The most defensible conclusion is:
Lactylation is a genuine and potentially important family of metabolically sensitive protein modifications, but only a subset of the thousands of reported sites has yet been shown to be causal, physiologically abundant and therapeutically actionable.
The highest-priority next steps are quantitative site occupancy, stereoisomer-specific detection, direct measurement of compartmental lactyl-CoA or lactate–AMP, site-specific genetic validation, comparison with competing acetylation, and prospective human studies.
electrostatic etc
Not explicitly. I found no discussion in the paper using terms such as “electrostatic”, “charge neutralisation”, or “loss of lysine positive charge.”
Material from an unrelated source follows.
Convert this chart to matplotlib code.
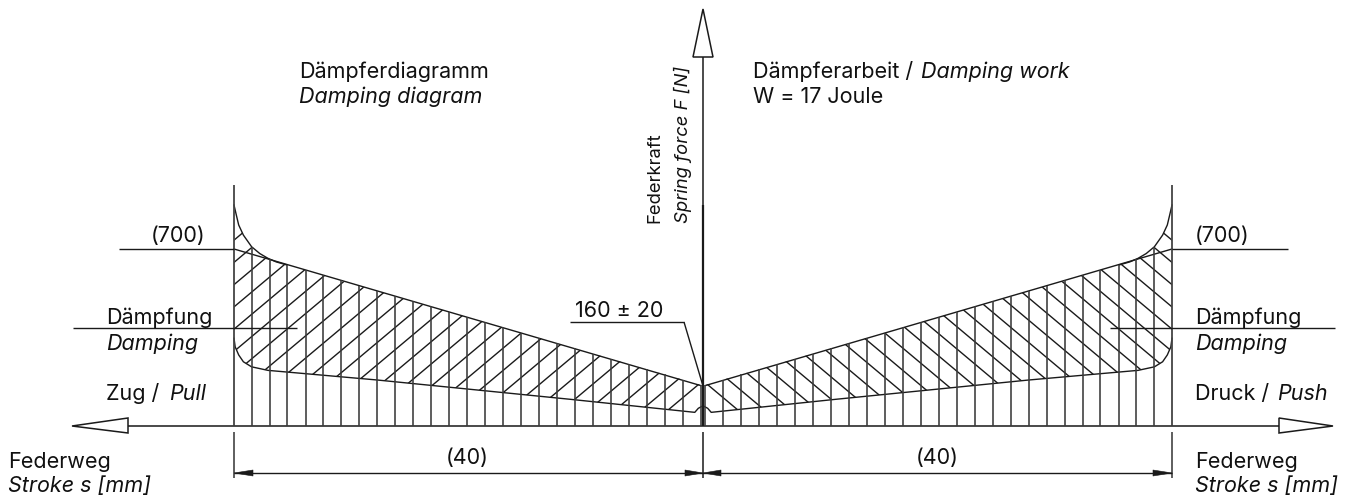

The paper does say that lactylation can alter:
- protein conformation and stability;
- protein–protein interactions;
- DNA binding;
- RNA binding;
- phase separation;
- chromatin accessibility.
For example, it describes lactylation of p53 as impairing DNA binding and liquid–liquid phase separation, and lactylation of various proteins as either strengthening or weakening molecular interactions. But it generally reports these as observed functional effects rather than explaining them through electrostatics.
Chemically, an electrostatic mechanism is quite plausible. Unmodified lysine normally carries a positively charged ε-amino group at physiological pH. Lactylation converts that amine into a neutral amide:
Lys−NH3+→Lys−NH−CO−CHOH−CH3
This removes a positive charge and adds a larger polar group. It could therefore:
- weaken attraction to negatively charged DNA or RNA;
- alter salt bridges within proteins;
- change protein–protein binding surfaces;
- reduce histone–DNA attraction;
- affect condensate formation and phase separation.
The paper’s examples are compatible with such effects, but the review does not clearly identify charge neutralisation as the underlying mechanism. Indeed, near its conclusion it says that future molecular studies should investigate how lactylation changes protein structure and the precise mechanisms by which those structural effects alter function.
So the electrostatic consequence is an important mechanistic omission from an otherwise broad review.